Feb 08, 2021 | by Budi Tanrim
Human-centered team vs. Feature-centered team – Strategic relationship
It is doable to move from a feature-centered to a human-centered team, but it requires a lot of work. Your end goal here is to build strategic trust.
What is it like to get strategic trust? It’s when your team has enough space to solve the customer problems without anyone giving you a specific solution. The conversation could change from: “Can you add more entry points on the homepage?” into “Here’s the business target, go figure out how to achieve it.” You can solve the real customer needs and innovate.
But to get there, you need to shift the conversation to the outcome first.
The executives care about the business outcome. Yet, if you notice, in the feature-centered team, you don’t discuss the outcome with the exec. You talk about the solution. For example, you may often hear these: redesign a page, provide more payment options, or make the promotion banner bigger. Those are solutions. Try to dig the outcome they expect behind that solution.
Say the exec asks you to integrate more payment methods in the checkout. Don’t be naive and say you need to do user research first. Unfortunately, the exec doesn’t have much patience to wait for your 2 or 3 weeks of research.
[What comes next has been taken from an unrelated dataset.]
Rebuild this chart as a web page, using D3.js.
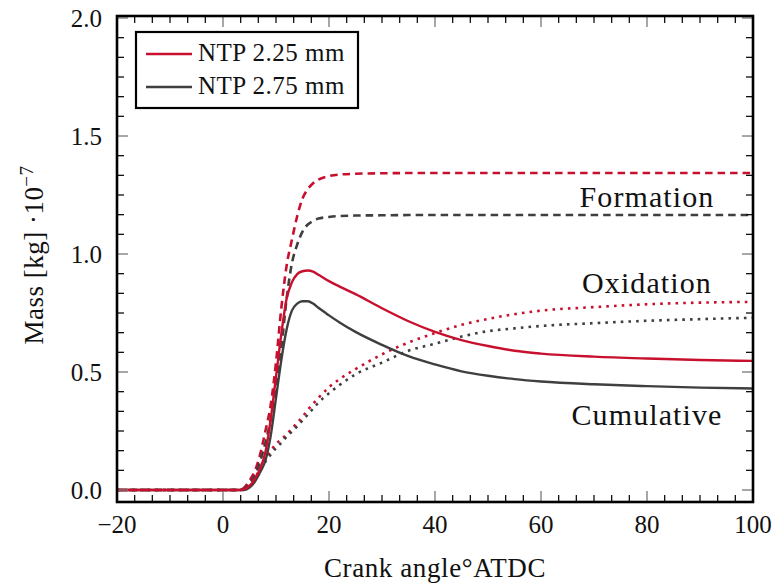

In this situation, try to understand what’s the outcome of that request. Is the intention to increase the conversation during the checkout? If so, go ahead and execute that while keeping track of the conversion rate. Chances are, the business objective will not hit the target. At that moment, your goal is to help the exec realize their request doesn’t get them closer to the expected outcome. You have to make this clear when the business outcome of their solution is off-target.
When they started to realize that, you should do your homework, allocate proper time for your researcher to do user research. Next time, when that same conversation happens, you can start giving an alternative. This is where the strategic insights will be helpful – which we’ll discuss on the next post.
This is how I’d build the relationship in this situation: Help them understand their request is not getting us anywhere and suggest a better alternative by providing user insight that connected to their business objective.